While promising free elections and democracy, Castro moved quickly to consolidate power. By 1961, Castro had declared Cuba to be a communist nation.
Castro’s communist government nationalized private businesses, lashed out at political opponents, and banned independent civil society. As Cuba aligned itself with the Soviet Union, Cuban-American relations soured, including a U.S. embargo on trade with Cuba. In the 1962 Cuban Missile Crisis, the United States and the Soviet Union came close to war, after the Soviets installed nuclear missiles in Cuba, prompting a U.S. naval embargo.
Since the revolution, Cuba has remained a one-party state. Following the collapse of the Soviet Union in 1991 and the evaporation of Soviet economic support, Cuba loosened some economic policies, became more open to foreign investment, and legalized use of the U.S. dollar. By the late 1990s, Venezuela had become Cuba’s chief patron, thanks to the close relationship between the Castro brothers and Venezuela’s late President Hugo Chavez.
The regime continues to exercise authoritarian political control, clamping down on political dissent and mounting defamation campaigns against dissidents, portraying them as malignant U.S. agents. In a massive crackdown in 2003 known as the Black Spring, the government imprisoned 75 of Cuba’s best-known nonviolent dissidents.
The Cuban government does not respect the rights to freedom of expression, peaceful assembly, association, movement, and religion. The government and the Communist Party control all news media, and the government routinely harasses and detains its critics, particularly those who advocate democracy and respect of human rights. Frequent government actions against dissidents often take the form of attacks by regime-organized mobs. Prison conditions are harsh and often life-threatening, and the courts operate as instruments of the Communist Party rather than conducting fair trials.
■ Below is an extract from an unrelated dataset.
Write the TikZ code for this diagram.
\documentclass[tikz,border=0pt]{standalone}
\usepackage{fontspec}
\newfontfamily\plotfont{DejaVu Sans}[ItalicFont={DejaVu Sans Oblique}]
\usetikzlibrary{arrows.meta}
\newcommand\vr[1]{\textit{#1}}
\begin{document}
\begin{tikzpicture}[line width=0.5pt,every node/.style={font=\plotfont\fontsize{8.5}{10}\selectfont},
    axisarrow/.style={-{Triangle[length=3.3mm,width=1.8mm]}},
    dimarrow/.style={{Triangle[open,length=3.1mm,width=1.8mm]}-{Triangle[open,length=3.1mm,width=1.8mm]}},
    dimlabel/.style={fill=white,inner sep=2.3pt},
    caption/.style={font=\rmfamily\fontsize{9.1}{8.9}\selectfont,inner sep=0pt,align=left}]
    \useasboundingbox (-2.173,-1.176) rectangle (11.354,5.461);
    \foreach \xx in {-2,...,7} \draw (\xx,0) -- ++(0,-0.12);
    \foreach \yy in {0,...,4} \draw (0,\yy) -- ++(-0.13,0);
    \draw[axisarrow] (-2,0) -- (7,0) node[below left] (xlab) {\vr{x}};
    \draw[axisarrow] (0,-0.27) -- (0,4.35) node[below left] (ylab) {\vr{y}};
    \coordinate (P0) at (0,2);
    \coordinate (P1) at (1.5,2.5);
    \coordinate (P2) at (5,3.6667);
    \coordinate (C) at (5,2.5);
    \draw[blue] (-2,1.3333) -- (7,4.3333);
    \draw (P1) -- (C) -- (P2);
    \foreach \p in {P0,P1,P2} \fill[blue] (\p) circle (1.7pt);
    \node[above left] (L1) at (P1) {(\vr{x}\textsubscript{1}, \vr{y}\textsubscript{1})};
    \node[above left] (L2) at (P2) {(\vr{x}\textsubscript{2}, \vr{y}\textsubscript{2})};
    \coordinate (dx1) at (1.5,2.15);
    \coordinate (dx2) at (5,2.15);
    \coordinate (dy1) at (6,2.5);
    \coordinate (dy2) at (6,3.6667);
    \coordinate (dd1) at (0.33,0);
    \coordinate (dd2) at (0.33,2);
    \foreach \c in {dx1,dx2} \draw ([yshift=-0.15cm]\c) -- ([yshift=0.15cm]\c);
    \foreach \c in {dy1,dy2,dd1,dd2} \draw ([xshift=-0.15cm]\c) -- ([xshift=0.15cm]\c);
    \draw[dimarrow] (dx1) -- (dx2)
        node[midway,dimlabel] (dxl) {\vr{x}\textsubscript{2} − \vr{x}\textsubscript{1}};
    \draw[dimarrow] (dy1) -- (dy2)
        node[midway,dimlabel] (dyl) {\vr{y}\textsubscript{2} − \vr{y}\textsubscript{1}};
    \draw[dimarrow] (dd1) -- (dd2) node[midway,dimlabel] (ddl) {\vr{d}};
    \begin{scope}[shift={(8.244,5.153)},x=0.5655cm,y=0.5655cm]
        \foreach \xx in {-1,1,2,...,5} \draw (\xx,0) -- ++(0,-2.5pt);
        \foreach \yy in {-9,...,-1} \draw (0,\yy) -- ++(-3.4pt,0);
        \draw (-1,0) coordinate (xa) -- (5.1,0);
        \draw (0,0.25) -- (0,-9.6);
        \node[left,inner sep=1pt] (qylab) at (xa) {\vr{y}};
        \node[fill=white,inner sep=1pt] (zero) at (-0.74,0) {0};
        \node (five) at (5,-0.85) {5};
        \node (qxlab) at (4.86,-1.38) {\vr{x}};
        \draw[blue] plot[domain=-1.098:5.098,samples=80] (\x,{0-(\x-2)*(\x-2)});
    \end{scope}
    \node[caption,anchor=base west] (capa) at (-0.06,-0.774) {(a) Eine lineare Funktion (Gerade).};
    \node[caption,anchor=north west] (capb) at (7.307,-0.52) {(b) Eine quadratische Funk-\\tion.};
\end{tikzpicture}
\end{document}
Cuba relaxed its travel laws in 2013, allowing some prominent dissidents to leave and return to the country. It continues to experiment with modest economic reforms but remains committed to communist economic orthodoxy.
In Freedom House’s Freedom in the World report, Cuba was designated as “not free” and is grouped near the bottom of the world’s nations, with severely restricted civil rights and political liberties.